Companies that have spilled oil, carcinogens and dangerous bacteria into lakes, rivers and other waters are not being prosecuted, according to Environmental Protection Agency regulators working on those cases, who estimate that more than 1,500 major pollution investigations have been discontinued or shelved in the last four years.
The Clean Water Act was intended to end dangerous water pollution by regulating every major polluter. But today, regulators may be unable to prosecute as many as half of the nation’s largest known polluters because officials lack jurisdiction or because proving jurisdiction would be overwhelmingly difficult or time consuming, according to midlevel officials.
“We are, in essence, shutting down our Clean Water programs in some states,” said Douglas F. Mundrick, an E.P.A. lawyer in Atlanta. “This is a huge step backward. When companies figure out the cops can’t operate, they start remembering how much cheaper it is to just dump stuff in a nearby creek.”
“This is a huge deal,” James M. Tierney, the New York State assistant commissioner for water resources, said of the new constraints. “There are whole watersheds that feed into New York’s drinking water supply that are, as of now, unprotected.”
All this despite the dangerous rise in pollutants in our drinking water. Meanwhile, Congress has been trying to engineer a fix in the form of the Clean Water Restoration Act, in particular by removing the word “navigable” from a description of waterways subject to regulation under the CWA. But guess who is among the lobbying groups leading the charge against reform? Our good friends in industrial agriculture, the American Farm Bureau. They are lobbying against the CWRA directly and through corporate front groups like the perniciously named Waters Advocacy Coalition. And here’s what an AFB spokesman had to say to the New York Times:
“If you erase the word ‘navigable’ from the law, it erases any limitation on the federal government’s reach,” said Mr. Parrish of the American Farm Bureau Federation. “It could be a gutter, a roadside ditch or a rain puddle. But under the new law, the government gets control over it.”

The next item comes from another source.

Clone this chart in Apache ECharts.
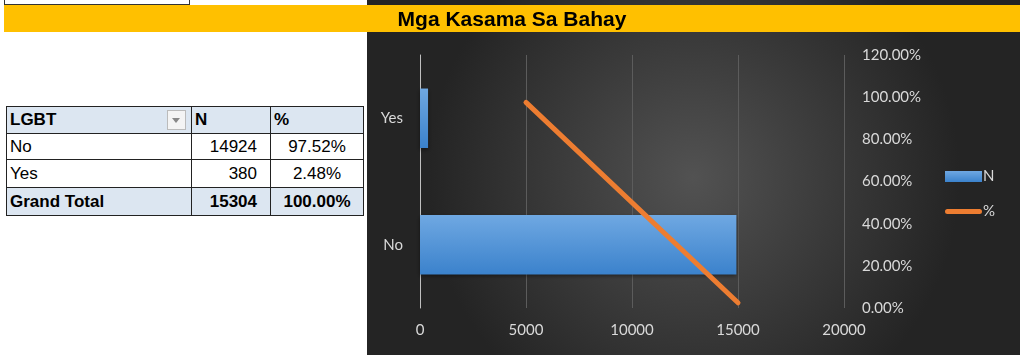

Their noisy objections are understandable given that industrial ag is largely responsible for the high levels of pesticides like atrazine in our waterways as well as the dead zone caused by agricultural runoff in the Gulf of Mexico, not to mention the fertilizer-caused pollution troubles in the Chesapeake Bay. Heaven forfend they should actually be held accountable.
The article also suggests that EPA Administrator Lisa Jackson could, on her own, issue a ruling that would clear up some of the confusion regarding the agency’s jurisdiction. She has so far refused, preferring to wait for Congress to act. But with the GOP doing an awesome impersonation of a brick wall, it’s hard to see the legislation moving forward anytime soon. Perhaps Ms. Jackson might reconsider. It’s only our water, after all.